Sean Clancy

Personal information
- Full name: Sean Thomas Clancy
- Date of birth: 16 September 1987 (age 38)
- Place of birth: Liverpool, England
- Height: 5 ft 8 in (1.73 m)
- Positions: Left back; left midfielder;

Senior career*
- Years: Team / Apps / (Gls)
- 2004–2006: Blackpool / 2 / (0)
- 2006–2007: Southport / 11 / (0)
- 2007: Altrincham / 4 / (0)
- 2007–2009: Burscough / 57 / (1)
- 2009–2012: Fleetwood Town / 87 / (24)
- 2012: → FC Halifax Town (loan) / 11 / (3)
- 2012: Chester / 10 / (1)
- 2012–2013: Kidderminster Harriers / 3 / (0)
- 2013: Southport / 11 / (1)
- 2013–2016: AFC Telford United / 129 / (18)
- 2016–2017: Droylsden

International career^{‡}
- 2011: England C / 1 / (0)

= Sean Clancy (footballer) =

English footballer (born 1987)

Sean Thomas Clancy (born 16 September 1987) is an English footballer who plays as either a left back or left midfielder. He is the brother of model Abbey Clancy, who is married to fellow footballer Peter Crouch.

==Career==

===Blackpool===
Born in Liverpool, Merseyside, he made his professional debut for Blackpool whilst still in secondary school at the age of 16. After playing two first team League 1 matches for Blackpool he left the club in 2006.

===Southport===
Following his departure from Blackpool, Clancy joined non-league outfit Southport in 2006 where he lasted just one season and played 11 league matches for the club.

===Altrincham===
Clancy briefly joined Altrincham in 2007 but only played 4 league matches before signing for Burscough.

===Burscough===
Clancy played for Burscough from 2007 to 2009 and enjoyed his most regular spell of first team matches having played 57 league matches and scoring one goal.

===Fleetwood Town===
In 2009, he signed for Fleetwood Town. He was included in the Conference North team of the season after scoring 18 goals from midfield in season 2009–10 while helping Fleetwood to win promotion to the Conference National via winning the play-off final at Fleetwood's own Highbury Stadium. After promotion Clancy was a regular for the club helping them achieve a play-off spot in their first season in the new league and achieving promotion to League Two. On 16 March 2012, Fleetwood Town announced that Clancy had joined Conference North side F.C. Halifax Town on loan until the end of the season. He was released by the club in May 2012.

===Chester===
In June 2012 he joined Chester, despite having offers from clubs at Conference Premier level.

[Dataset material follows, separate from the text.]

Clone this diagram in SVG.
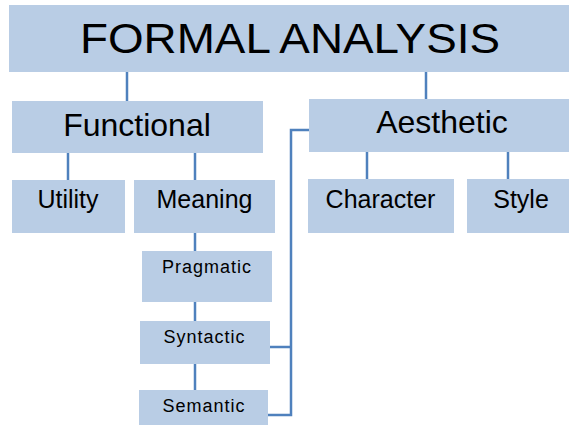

===Kidderminster Harriers===
On 20 December 2012, Kidderminster Harriers signed Clancy on a non-contract deal following his exit from Conference North leaders Chester. He was released on 5 February 2013 after spending 6 weeks at the club.

===Southport===
Following his release from Kidderminster Harriers Clancy rejoined Southport on 23 February for the remainder of the season with a view to add a contract extension.

===AFC Telford United===
On 3 May 2013 it was announced that Clancy would join AFC Telford United, on the same day as his former Southport boss Watson joined the club. On 26 April 2014 he won promotion to the Conference Premier with Telford after they clinched the Conference North title in the final game of the season. He was released in May 2016.

==International career==
Clancy has been included in two international squad lists. He missed the first due to personal circumstances but was called up a second time, making his debut for England C in the Challenge Trophy Final match against Portugal on 19 May 2011.